Using Aliases - performance impact

Versions (relevant - OpenSearch):
2.9

Describe the question:
Hi Guys! I would like to ask a question regarding to index aliases. Imagine that we have monthly indexes (each ~20gb) and we would like to query the entire year to find a record with an ID (primary key). Currently we maintain a dedicated mapper index (ID - index name) which we query first by ID, get the index name and then query that index with the ID.
Seems we could use alias and query that without using the mapper index.

My question would be that how the query will be executed in case of alias search under the hood? Will all the 12 indexes be queried in parallel? Would it cause higher load on the cluster than our original approach? (because now we query only 2 indexes but with alias it can be 12 if there is no other logic on OS side)

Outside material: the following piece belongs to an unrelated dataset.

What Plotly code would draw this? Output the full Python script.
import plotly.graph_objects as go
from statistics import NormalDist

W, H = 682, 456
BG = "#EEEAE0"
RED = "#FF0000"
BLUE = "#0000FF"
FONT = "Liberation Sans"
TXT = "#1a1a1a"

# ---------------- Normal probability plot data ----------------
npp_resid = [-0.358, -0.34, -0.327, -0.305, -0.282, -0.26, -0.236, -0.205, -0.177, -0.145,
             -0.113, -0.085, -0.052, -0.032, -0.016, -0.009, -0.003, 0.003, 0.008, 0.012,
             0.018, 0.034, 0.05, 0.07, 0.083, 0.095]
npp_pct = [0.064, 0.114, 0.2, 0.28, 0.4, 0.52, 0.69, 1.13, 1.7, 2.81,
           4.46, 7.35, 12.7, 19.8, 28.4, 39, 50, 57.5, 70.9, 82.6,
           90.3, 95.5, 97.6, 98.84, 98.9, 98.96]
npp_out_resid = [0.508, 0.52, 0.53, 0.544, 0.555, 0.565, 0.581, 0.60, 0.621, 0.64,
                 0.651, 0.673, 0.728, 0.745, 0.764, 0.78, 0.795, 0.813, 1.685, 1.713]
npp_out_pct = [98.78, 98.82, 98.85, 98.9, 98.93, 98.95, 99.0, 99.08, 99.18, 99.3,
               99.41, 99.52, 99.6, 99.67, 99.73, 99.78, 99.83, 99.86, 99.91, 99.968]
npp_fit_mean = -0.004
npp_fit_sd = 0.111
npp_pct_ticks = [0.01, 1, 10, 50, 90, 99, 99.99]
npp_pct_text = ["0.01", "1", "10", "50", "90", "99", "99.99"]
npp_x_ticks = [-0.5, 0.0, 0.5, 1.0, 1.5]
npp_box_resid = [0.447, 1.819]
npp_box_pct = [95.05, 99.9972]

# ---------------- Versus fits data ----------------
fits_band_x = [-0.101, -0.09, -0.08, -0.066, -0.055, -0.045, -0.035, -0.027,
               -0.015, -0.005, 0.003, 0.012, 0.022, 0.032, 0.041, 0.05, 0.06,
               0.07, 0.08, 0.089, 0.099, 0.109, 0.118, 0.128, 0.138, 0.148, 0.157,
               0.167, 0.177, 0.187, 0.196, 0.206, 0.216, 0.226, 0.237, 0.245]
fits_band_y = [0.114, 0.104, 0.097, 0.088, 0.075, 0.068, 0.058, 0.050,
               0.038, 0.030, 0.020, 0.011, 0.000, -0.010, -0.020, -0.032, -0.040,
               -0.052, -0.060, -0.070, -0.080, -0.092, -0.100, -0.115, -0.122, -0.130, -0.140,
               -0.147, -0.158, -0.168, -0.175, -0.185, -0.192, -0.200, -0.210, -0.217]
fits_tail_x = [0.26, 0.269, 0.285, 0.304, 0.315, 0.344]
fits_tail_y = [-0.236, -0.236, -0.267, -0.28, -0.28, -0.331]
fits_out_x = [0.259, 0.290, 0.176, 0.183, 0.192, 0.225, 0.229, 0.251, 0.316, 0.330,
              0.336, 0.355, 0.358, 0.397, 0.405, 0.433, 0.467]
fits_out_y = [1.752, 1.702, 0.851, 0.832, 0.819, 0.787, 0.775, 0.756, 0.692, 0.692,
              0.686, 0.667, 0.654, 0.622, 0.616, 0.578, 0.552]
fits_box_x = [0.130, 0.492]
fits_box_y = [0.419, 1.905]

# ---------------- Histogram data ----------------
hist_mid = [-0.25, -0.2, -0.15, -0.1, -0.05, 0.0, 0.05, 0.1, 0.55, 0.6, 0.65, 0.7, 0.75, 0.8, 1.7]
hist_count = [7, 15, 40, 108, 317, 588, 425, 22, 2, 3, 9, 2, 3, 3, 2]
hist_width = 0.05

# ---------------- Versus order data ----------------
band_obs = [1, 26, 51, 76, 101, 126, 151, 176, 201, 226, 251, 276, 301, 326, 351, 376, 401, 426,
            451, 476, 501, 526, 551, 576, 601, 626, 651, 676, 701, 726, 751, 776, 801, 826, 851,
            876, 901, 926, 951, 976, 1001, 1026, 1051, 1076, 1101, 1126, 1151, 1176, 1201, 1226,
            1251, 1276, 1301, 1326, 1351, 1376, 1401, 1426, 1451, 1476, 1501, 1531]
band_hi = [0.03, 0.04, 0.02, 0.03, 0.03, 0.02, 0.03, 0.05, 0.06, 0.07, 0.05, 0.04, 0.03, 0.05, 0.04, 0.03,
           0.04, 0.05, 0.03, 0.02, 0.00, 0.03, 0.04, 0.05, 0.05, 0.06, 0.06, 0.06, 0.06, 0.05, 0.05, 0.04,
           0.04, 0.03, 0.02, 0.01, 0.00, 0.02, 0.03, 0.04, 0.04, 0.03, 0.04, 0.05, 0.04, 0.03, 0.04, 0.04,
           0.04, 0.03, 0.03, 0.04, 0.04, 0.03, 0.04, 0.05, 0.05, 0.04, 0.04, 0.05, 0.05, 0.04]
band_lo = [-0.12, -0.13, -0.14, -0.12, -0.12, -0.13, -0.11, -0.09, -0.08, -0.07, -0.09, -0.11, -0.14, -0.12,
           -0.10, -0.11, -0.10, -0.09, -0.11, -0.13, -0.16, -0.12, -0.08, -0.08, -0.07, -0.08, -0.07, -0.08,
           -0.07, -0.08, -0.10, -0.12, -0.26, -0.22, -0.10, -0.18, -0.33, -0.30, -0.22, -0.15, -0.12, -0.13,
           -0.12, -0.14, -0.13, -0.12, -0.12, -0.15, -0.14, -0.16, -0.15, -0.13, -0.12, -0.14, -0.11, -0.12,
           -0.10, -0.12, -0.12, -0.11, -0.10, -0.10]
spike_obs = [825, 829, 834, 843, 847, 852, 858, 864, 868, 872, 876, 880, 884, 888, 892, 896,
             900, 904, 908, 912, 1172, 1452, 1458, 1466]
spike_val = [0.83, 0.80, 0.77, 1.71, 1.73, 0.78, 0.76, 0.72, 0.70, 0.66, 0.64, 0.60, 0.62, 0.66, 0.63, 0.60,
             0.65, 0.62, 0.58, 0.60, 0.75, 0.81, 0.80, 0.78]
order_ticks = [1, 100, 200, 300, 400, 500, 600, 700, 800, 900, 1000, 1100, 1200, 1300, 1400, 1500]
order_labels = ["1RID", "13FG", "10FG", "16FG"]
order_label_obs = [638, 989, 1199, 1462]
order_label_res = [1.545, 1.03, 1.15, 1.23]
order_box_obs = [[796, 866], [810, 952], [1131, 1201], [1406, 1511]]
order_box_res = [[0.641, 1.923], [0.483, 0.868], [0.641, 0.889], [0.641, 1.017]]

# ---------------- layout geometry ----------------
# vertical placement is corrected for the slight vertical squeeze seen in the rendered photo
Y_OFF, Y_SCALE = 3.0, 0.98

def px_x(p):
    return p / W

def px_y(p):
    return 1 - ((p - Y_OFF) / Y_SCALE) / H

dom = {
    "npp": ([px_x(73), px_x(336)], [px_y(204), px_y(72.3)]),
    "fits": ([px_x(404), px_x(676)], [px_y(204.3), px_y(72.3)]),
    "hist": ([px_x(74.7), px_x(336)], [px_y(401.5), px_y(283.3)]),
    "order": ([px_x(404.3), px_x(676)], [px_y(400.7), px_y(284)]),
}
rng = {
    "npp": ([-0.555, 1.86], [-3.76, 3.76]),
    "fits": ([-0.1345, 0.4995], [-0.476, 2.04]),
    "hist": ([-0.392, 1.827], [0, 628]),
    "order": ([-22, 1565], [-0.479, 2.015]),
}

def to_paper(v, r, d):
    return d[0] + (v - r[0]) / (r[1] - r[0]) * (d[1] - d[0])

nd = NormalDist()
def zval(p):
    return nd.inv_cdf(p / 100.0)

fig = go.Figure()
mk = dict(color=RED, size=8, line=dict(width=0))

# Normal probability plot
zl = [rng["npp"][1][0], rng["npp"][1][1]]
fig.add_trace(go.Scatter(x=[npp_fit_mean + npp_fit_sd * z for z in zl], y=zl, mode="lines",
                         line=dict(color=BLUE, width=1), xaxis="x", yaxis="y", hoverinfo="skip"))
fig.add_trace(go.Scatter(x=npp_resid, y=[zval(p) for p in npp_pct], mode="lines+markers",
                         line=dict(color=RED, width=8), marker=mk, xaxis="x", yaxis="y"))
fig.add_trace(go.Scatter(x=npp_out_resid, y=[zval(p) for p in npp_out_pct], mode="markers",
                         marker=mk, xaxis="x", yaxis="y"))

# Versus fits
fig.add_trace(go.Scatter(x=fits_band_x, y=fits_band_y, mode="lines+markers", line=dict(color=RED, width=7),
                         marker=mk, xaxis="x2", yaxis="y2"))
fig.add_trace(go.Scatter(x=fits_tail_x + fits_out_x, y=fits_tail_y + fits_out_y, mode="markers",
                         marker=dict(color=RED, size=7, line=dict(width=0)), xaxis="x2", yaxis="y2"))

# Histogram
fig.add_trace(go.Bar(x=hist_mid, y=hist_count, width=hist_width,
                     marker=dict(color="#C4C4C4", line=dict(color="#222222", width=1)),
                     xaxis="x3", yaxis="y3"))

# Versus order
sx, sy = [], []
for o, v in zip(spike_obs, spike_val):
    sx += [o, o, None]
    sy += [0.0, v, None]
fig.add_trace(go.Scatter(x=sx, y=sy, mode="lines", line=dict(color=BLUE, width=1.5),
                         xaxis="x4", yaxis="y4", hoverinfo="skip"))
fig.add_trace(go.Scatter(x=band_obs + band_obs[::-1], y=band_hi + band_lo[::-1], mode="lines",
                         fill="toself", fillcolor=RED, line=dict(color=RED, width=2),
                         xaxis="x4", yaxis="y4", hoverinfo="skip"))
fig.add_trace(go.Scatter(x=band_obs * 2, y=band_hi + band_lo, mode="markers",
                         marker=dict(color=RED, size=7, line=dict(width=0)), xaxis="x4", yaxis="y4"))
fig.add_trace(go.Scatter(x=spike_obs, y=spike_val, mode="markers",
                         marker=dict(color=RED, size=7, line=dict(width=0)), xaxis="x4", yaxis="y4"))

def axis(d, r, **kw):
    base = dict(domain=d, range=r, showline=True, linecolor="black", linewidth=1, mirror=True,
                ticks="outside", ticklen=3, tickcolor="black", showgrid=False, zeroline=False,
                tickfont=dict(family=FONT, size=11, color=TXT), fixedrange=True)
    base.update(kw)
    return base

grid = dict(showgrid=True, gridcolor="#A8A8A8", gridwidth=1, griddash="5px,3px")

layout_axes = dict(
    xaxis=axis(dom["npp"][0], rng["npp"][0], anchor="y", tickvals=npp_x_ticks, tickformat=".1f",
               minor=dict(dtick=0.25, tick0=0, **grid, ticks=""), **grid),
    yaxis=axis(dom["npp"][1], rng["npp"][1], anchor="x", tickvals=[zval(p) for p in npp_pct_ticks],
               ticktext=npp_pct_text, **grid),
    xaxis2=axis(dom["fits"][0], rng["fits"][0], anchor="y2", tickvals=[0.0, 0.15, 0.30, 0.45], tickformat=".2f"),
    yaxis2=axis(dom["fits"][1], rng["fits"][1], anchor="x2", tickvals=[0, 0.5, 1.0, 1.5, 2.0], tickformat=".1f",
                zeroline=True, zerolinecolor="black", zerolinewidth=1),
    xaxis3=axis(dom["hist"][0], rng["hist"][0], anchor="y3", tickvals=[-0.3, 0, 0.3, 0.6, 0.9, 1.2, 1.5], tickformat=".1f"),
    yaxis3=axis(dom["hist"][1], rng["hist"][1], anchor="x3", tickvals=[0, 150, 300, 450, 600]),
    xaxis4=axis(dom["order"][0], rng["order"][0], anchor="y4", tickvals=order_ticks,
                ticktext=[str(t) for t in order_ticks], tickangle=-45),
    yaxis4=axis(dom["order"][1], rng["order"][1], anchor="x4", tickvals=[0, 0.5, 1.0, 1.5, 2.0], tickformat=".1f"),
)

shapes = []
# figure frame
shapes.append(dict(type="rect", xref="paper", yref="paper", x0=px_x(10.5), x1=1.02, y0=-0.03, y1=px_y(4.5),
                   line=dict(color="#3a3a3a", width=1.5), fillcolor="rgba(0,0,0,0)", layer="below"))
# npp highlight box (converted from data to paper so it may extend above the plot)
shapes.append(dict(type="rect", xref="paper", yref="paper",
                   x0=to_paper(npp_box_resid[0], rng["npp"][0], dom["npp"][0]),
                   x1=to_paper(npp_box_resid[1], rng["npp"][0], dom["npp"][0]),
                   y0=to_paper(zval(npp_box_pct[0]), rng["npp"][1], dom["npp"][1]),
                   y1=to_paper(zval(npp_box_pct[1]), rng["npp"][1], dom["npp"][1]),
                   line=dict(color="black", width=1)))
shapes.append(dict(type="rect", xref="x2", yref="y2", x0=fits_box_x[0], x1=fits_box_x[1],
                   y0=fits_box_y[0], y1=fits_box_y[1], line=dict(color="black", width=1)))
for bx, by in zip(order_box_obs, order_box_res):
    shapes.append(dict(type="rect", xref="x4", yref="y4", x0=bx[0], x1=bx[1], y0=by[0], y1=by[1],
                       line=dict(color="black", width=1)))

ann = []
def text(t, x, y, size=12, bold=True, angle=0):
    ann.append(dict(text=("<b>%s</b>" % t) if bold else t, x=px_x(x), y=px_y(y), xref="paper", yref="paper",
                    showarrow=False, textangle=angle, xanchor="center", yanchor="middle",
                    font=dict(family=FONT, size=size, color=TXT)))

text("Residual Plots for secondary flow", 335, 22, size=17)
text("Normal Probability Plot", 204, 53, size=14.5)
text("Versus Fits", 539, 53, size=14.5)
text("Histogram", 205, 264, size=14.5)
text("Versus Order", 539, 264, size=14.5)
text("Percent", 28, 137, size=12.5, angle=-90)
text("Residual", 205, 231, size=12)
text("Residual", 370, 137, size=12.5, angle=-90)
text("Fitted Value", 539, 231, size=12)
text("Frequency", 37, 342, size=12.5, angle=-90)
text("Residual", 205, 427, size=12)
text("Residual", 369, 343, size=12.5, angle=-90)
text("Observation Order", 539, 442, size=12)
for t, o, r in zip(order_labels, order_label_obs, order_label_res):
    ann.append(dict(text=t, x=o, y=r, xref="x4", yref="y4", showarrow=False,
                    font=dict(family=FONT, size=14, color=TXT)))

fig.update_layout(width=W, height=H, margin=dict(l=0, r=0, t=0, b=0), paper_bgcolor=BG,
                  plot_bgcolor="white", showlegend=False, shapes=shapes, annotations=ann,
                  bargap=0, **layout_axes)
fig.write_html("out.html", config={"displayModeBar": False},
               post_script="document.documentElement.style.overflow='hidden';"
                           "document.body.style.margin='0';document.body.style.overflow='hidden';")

I haven’t found any answers for this so that’s why it would be good to know about the underlying query execution.

Thanks!

The default query type is QUERY_THEN_FETCH, if alias is used, when a coordinate node receives the search request, it will send the request to all the shards in the 12 indexes firstly, the request in each shard will be executed in parallel, and then the coordinate node gathers the result from each shard, sort the result and then fetch the document by the document ID. So search too many shards results in resource overhead and higher query latency. Even though OpenSearch have pre-filter shards strategy which pre-filter the shards that do not match any documents under some condition, but the coordinate node still send request to each shard to check which shard needs to be filtered, the latency improvement is not much.

1 Like

Thank you very much! This info was very useful, highly appreciated!